**Dataset section**
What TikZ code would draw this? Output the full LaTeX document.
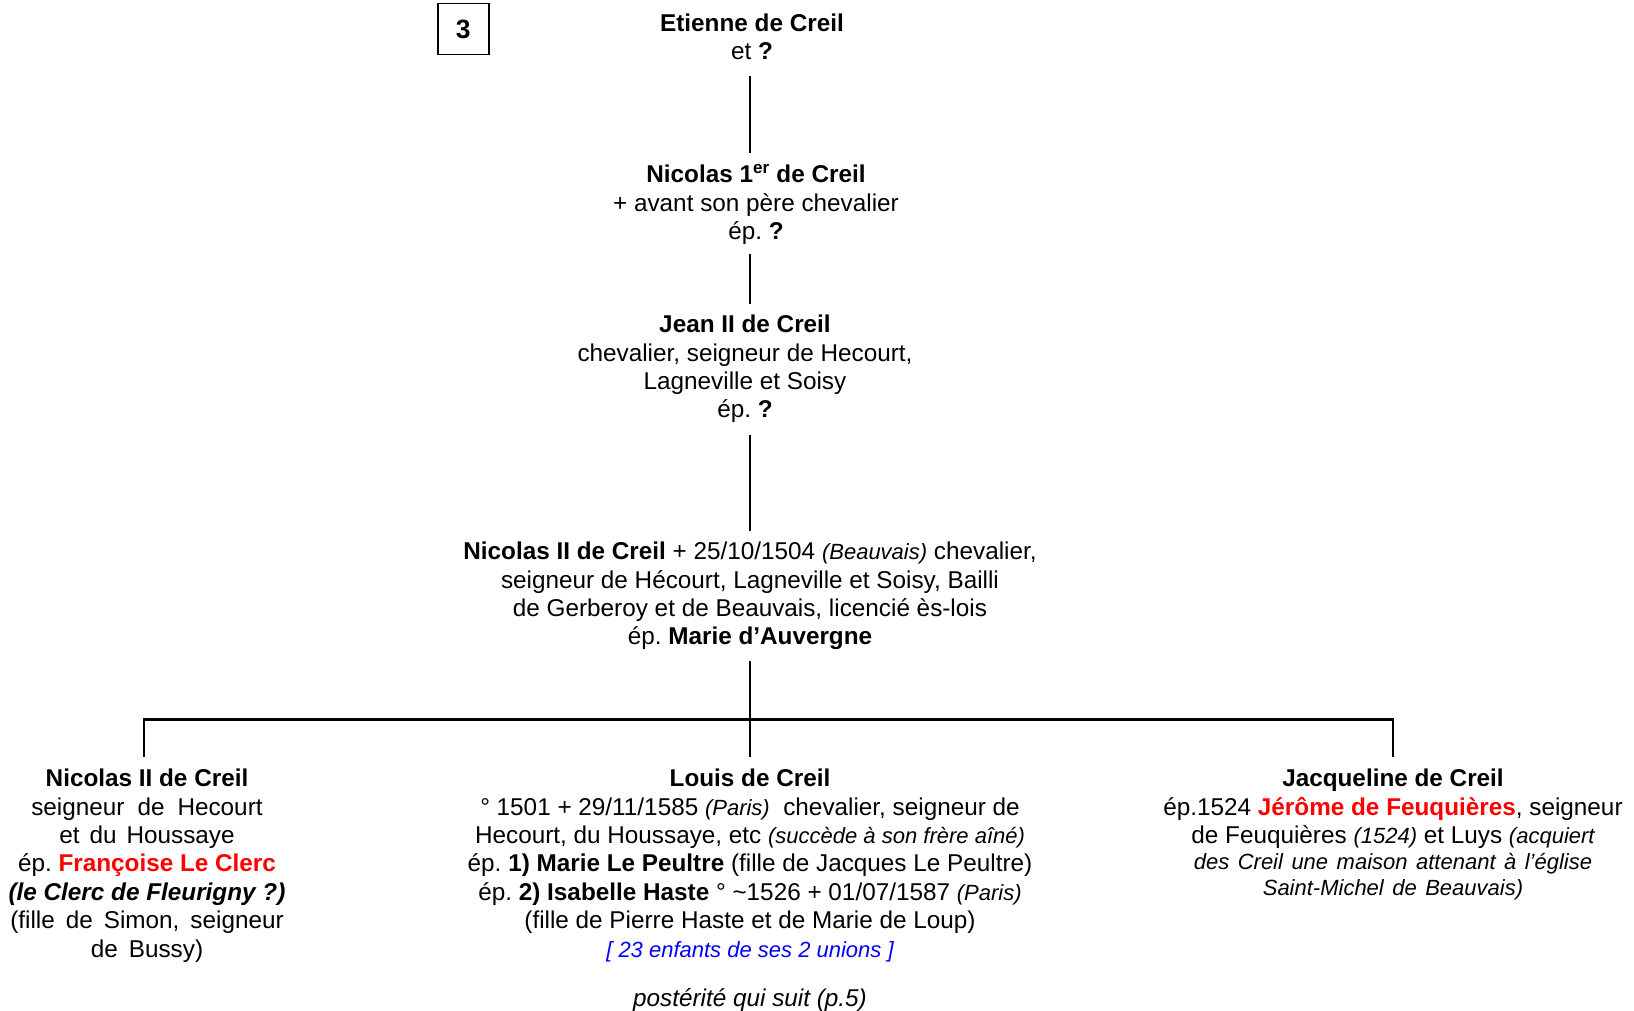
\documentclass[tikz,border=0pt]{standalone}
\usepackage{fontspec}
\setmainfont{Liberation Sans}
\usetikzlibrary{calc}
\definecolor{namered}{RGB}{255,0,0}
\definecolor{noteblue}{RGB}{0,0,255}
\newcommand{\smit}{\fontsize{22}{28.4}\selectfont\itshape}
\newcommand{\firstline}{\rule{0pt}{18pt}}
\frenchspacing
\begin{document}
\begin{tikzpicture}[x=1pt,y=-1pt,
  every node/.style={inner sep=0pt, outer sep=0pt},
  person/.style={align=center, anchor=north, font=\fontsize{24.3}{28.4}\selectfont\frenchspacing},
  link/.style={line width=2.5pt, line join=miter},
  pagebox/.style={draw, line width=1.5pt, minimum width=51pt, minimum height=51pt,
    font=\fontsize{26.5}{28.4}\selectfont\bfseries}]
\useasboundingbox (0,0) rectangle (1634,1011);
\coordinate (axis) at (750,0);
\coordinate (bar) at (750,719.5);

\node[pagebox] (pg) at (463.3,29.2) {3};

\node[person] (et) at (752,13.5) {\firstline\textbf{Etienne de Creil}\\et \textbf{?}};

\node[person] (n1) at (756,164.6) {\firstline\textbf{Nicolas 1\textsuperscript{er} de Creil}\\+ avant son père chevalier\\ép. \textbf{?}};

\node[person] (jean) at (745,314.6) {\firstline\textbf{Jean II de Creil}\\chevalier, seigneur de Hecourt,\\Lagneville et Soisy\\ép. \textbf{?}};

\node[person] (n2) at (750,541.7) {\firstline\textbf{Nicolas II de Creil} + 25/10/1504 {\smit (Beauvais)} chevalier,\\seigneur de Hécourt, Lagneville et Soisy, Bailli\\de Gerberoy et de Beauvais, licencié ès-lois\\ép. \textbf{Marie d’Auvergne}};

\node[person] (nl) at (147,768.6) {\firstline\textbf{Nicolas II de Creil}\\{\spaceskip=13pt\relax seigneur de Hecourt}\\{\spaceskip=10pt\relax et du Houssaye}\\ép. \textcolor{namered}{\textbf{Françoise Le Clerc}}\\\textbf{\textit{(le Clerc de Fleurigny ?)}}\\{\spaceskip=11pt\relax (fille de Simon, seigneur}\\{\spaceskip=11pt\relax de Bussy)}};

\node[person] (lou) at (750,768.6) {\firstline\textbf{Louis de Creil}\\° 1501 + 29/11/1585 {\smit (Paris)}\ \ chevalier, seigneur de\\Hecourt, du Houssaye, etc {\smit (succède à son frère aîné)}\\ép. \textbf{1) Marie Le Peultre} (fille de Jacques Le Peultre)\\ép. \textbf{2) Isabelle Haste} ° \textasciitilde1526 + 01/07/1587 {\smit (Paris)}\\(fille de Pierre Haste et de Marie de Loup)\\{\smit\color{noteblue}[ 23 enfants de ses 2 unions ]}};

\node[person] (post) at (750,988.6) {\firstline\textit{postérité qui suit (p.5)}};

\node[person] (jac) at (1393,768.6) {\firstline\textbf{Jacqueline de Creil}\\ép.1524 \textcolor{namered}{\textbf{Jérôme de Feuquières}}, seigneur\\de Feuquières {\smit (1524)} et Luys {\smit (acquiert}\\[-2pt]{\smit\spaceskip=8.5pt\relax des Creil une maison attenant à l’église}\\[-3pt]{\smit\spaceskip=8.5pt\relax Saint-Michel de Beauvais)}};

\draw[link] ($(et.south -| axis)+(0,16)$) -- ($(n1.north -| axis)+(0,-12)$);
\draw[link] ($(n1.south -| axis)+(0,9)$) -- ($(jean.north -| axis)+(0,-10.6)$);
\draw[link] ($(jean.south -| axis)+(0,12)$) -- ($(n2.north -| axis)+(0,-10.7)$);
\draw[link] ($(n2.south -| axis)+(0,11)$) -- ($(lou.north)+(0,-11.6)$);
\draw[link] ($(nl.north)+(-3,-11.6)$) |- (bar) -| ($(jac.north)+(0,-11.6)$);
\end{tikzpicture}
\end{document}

**What is being asked**
Reproduce exactly the run of lines that opens the listing and closes with the line holding "(jean) at (745,314.6)". Pictures are excluded.

**Task result**
What TikZ code would draw this? Output the full LaTeX document.
\documentclass[tikz,border=0pt]{standalone}
\usepackage{fontspec}
\setmainfont{Liberation Sans}
\usetikzlibrary{calc}
\definecolor{namered}{RGB}{255,0,0}
\definecolor{noteblue}{RGB}{0,0,255}
\newcommand{\smit}{\fontsize{22}{28.4}\selectfont\itshape}
\newcommand{\firstline}{\rule{0pt}{18pt}}
\frenchspacing
\begin{document}
\begin{tikzpicture}[x=1pt,y=-1pt,
  every node/.style={inner sep=0pt, outer sep=0pt},
  person/.style={align=center, anchor=north, font=\fontsize{24.3}{28.4}\selectfont\frenchspacing},
  link/.style={line width=2.5pt, line join=miter},
  pagebox/.style={draw, line width=1.5pt, minimum width=51pt, minimum height=51pt,
    font=\fontsize{26.5}{28.4}\selectfont\bfseries}]
\useasboundingbox (0,0) rectangle (1634,1011);
\coordinate (axis) at (750,0);
\coordinate (bar) at (750,719.5);

\node[pagebox] (pg) at (463.3,29.2) {3};

\node[person] (et) at (752,13.5) {\firstline\textbf{Etienne de Creil}\\et \textbf{?}};

\node[person] (n1) at (756,164.6) {\firstline\textbf{Nicolas 1\textsuperscript{er} de Creil}\\+ avant son père chevalier\\ép. \textbf{?}};

\node[person] (jean) at (745,314.6) {\firstline\textbf{Jean II de Creil}\\chevalier, seigneur de Hecourt,\\Lagneville et Soisy\\ép. \textbf{?}};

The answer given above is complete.